_Exercise directions_. Give every line of the data again, unchanged, but with no pictures.

_Data segment_.
********
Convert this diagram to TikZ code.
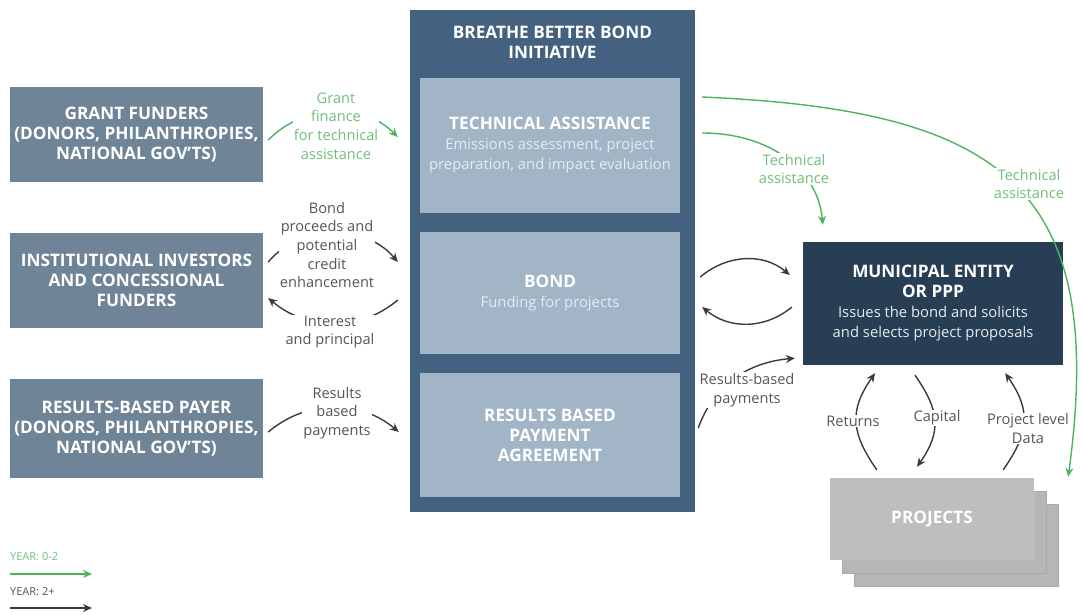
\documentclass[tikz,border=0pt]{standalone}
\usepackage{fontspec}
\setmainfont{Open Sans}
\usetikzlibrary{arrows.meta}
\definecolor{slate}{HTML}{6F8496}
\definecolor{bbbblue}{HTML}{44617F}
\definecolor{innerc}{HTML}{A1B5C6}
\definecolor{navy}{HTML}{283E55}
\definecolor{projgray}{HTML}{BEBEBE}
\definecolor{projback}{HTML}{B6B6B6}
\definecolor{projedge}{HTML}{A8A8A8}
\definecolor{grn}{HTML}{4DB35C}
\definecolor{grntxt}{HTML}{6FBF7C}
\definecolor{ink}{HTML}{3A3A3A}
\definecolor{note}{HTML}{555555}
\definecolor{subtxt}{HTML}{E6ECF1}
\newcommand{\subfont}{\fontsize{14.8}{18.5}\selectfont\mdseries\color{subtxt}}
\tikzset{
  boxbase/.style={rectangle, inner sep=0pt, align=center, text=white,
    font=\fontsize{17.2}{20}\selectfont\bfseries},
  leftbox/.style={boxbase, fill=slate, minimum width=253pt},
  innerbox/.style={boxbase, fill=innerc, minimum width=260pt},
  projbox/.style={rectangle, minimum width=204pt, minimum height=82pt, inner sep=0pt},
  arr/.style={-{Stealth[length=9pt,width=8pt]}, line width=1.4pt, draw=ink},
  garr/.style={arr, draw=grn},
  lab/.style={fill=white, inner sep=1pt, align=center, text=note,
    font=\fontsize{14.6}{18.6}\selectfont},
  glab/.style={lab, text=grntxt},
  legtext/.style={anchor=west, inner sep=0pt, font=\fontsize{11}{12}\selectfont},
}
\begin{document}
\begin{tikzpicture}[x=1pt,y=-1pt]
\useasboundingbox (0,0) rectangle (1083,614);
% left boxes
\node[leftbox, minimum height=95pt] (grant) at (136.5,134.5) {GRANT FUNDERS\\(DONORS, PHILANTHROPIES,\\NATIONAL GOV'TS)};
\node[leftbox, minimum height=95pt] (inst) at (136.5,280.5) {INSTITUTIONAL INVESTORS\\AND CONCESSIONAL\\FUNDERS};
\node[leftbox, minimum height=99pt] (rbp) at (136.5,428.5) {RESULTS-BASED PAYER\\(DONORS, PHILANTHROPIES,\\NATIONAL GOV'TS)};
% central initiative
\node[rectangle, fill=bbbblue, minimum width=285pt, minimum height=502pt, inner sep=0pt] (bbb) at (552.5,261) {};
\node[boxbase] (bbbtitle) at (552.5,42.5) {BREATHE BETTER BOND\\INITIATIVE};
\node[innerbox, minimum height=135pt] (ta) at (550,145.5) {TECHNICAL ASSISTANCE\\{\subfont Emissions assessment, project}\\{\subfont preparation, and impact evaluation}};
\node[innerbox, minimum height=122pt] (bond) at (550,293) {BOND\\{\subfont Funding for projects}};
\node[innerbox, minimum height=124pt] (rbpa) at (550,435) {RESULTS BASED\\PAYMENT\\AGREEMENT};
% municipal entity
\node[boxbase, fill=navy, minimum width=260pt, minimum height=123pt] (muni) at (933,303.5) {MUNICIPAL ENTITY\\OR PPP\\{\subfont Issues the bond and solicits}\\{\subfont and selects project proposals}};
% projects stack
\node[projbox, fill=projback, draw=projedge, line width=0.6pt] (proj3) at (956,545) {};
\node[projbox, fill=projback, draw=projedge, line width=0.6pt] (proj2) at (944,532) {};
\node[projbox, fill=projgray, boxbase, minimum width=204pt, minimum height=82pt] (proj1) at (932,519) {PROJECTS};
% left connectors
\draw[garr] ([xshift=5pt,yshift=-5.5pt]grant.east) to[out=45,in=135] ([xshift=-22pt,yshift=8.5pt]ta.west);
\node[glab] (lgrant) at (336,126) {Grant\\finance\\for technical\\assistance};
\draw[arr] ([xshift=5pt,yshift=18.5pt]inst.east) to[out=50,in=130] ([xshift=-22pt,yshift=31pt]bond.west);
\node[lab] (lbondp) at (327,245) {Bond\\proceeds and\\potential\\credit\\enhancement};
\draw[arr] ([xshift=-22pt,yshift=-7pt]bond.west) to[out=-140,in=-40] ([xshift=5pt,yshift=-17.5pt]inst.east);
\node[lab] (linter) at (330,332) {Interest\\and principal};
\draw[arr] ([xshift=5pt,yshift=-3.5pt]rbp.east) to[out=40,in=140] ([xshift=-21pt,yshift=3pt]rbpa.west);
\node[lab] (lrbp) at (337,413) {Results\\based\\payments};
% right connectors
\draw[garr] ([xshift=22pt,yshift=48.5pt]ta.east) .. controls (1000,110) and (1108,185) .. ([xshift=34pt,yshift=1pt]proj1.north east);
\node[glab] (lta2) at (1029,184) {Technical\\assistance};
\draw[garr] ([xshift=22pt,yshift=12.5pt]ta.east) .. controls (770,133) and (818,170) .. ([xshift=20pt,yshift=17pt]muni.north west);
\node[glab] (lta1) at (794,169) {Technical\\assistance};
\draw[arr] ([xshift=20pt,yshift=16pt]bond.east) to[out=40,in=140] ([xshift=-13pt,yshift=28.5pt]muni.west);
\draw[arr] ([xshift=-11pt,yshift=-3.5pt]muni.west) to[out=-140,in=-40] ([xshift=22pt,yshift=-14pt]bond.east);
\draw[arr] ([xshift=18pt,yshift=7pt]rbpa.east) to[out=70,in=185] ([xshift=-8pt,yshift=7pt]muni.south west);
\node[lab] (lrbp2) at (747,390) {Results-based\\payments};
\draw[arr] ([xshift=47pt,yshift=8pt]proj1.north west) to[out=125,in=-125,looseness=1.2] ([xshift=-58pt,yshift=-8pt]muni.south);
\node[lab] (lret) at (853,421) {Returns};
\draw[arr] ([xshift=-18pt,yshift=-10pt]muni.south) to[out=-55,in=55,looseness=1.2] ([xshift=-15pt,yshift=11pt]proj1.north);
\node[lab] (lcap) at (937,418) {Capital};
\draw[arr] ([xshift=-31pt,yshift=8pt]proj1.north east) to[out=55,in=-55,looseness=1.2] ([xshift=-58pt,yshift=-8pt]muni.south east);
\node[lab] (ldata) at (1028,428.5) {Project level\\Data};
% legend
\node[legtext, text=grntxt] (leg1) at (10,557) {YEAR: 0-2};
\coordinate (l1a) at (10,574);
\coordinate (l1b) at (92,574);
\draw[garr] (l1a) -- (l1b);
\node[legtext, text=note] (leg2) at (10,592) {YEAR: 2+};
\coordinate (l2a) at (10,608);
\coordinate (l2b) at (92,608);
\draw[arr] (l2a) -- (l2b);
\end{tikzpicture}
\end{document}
********
_Answer to this problem_.
Convert this diagram to TikZ code.
\documentclass[tikz,border=0pt]{standalone}
\usepackage{fontspec}
\setmainfont{Open Sans}
\usetikzlibrary{arrows.meta}
\definecolor{slate}{HTML}{6F8496}
\definecolor{bbbblue}{HTML}{44617F}
\definecolor{innerc}{HTML}{A1B5C6}
\definecolor{navy}{HTML}{283E55}
\definecolor{projgray}{HTML}{BEBEBE}
\definecolor{projback}{HTML}{B6B6B6}
\definecolor{projedge}{HTML}{A8A8A8}
\definecolor{grn}{HTML}{4DB35C}
\definecolor{grntxt}{HTML}{6FBF7C}
\definecolor{ink}{HTML}{3A3A3A}
\definecolor{note}{HTML}{555555}
\definecolor{subtxt}{HTML}{E6ECF1}
\newcommand{\subfont}{\fontsize{14.8}{18.5}\selectfont\mdseries\color{subtxt}}
\tikzset{
  boxbase/.style={rectangle, inner sep=0pt, align=center, text=white,
    font=\fontsize{17.2}{20}\selectfont\bfseries},
  leftbox/.style={boxbase, fill=slate, minimum width=253pt},
  innerbox/.style={boxbase, fill=innerc, minimum width=260pt},
  projbox/.style={rectangle, minimum width=204pt, minimum height=82pt, inner sep=0pt},
  arr/.style={-{Stealth[length=9pt,width=8pt]}, line width=1.4pt, draw=ink},
  garr/.style={arr, draw=grn},
  lab/.style={fill=white, inner sep=1pt, align=center, text=note,
    font=\fontsize{14.6}{18.6}\selectfont},
  glab/.style={lab, text=grntxt},
  legtext/.style={anchor=west, inner sep=0pt, font=\fontsize{11}{12}\selectfont},
}
\begin{document}
\begin{tikzpicture}[x=1pt,y=-1pt]
\useasboundingbox (0,0) rectangle (1083,614);
% left boxes
\node[leftbox, minimum height=95pt] (grant) at (136.5,134.5) {GRANT FUNDERS\\(DONORS, PHILANTHROPIES,\\NATIONAL GOV'TS)};
\node[leftbox, minimum height=95pt] (inst) at (136.5,280.5) {INSTITUTIONAL INVESTORS\\AND CONCESSIONAL\\FUNDERS};
\node[leftbox, minimum height=99pt] (rbp) at (136.5,428.5) {RESULTS-BASED PAYER\\(DONORS, PHILANTHROPIES,\\NATIONAL GOV'TS)};
% central initiative
\node[rectangle, fill=bbbblue, minimum width=285pt, minimum height=502pt, inner sep=0pt] (bbb) at (552.5,261) {};
\node[boxbase] (bbbtitle) at (552.5,42.5) {BREATHE BETTER BOND\\INITIATIVE};
\node[innerbox, minimum height=135pt] (ta) at (550,145.5) {TECHNICAL ASSISTANCE\\{\subfont Emissions assessment, project}\\{\subfont preparation, and impact evaluation}};
\node[innerbox, minimum height=122pt] (bond) at (550,293) {BOND\\{\subfont Funding for projects}};
\node[innerbox, minimum height=124pt] (rbpa) at (550,435) {RESULTS BASED\\PAYMENT\\AGREEMENT};
% municipal entity
\node[boxbase, fill=navy, minimum width=260pt, minimum height=123pt] (muni) at (933,303.5) {MUNICIPAL ENTITY\\OR PPP\\{\subfont Issues the bond and solicits}\\{\subfont and selects project proposals}};
% projects stack
\node[projbox, fill=projback, draw=projedge, line width=0.6pt] (proj3) at (956,545) {};
\node[projbox, fill=projback, draw=projedge, line width=0.6pt] (proj2) at (944,532) {};
\node[projbox, fill=projgray, boxbase, minimum width=204pt, minimum height=82pt] (proj1) at (932,519) {PROJECTS};
% left connectors
\draw[garr] ([xshift=5pt,yshift=-5.5pt]grant.east) to[out=45,in=135] ([xshift=-22pt,yshift=8.5pt]ta.west);
\node[glab] (lgrant) at (336,126) {Grant\\finance\\for technical\\assistance};
\draw[arr] ([xshift=5pt,yshift=18.5pt]inst.east) to[out=50,in=130] ([xshift=-22pt,yshift=31pt]bond.west);
\node[lab] (lbondp) at (327,245) {Bond\\proceeds and\\potential\\credit\\enhancement};
\draw[arr] ([xshift=-22pt,yshift=-7pt]bond.west) to[out=-140,in=-40] ([xshift=5pt,yshift=-17.5pt]inst.east);
\node[lab] (linter) at (330,332) {Interest\\and principal};
\draw[arr] ([xshift=5pt,yshift=-3.5pt]rbp.east) to[out=40,in=140] ([xshift=-21pt,yshift=3pt]rbpa.west);
\node[lab] (lrbp) at (337,413) {Results\\based\\payments};
% right connectors
\draw[garr] ([xshift=22pt,yshift=48.5pt]ta.east) .. controls (1000,110) and (1108,185) .. ([xshift=34pt,yshift=1pt]proj1.north east);
\node[glab] (lta2) at (1029,184) {Technical\\assistance};
\draw[garr] ([xshift=22pt,yshift=12.5pt]ta.east) .. controls (770,133) and (818,170) .. ([xshift=20pt,yshift=17pt]muni.north west);
\node[glab] (lta1) at (794,169) {Technical\\assistance};
\draw[arr] ([xshift=20pt,yshift=16pt]bond.east) to[out=40,in=140] ([xshift=-13pt,yshift=28.5pt]muni.west);
\draw[arr] ([xshift=-11pt,yshift=-3.5pt]muni.west) to[out=-140,in=-40] ([xshift=22pt,yshift=-14pt]bond.east);
\draw[arr] ([xshift=18pt,yshift=7pt]rbpa.east) to[out=70,in=185] ([xshift=-8pt,yshift=7pt]muni.south west);
\node[lab] (lrbp2) at (747,390) {Results-based\\payments};
\draw[arr] ([xshift=47pt,yshift=8pt]proj1.north west) to[out=125,in=-125,looseness=1.2] ([xshift=-58pt,yshift=-8pt]muni.south);
\node[lab] (lret) at (853,421) {Returns};
\draw[arr] ([xshift=-18pt,yshift=-10pt]muni.south) to[out=-55,in=55,looseness=1.2] ([xshift=-15pt,yshift=11pt]proj1.north);
\node[lab] (lcap) at (937,418) {Capital};
\draw[arr] ([xshift=-31pt,yshift=8pt]proj1.north east) to[out=55,in=-55,looseness=1.2] ([xshift=-58pt,yshift=-8pt]muni.south east);
\node[lab] (ldata) at (1028,428.5) {Project level\\Data};
% legend
\node[legtext, text=grntxt] (leg1) at (10,557) {YEAR: 0-2};
\coordinate (l1a) at (10,574);
\coordinate (l1b) at (92,574);
\draw[garr] (l1a) -- (l1b);
\node[legtext, text=note] (leg2) at (10,592) {YEAR: 2+};
\coordinate (l2a) at (10,608);
\coordinate (l2b) at (92,608);
\draw[arr] (l2a) -- (l2b);
\end{tikzpicture}
\end{document}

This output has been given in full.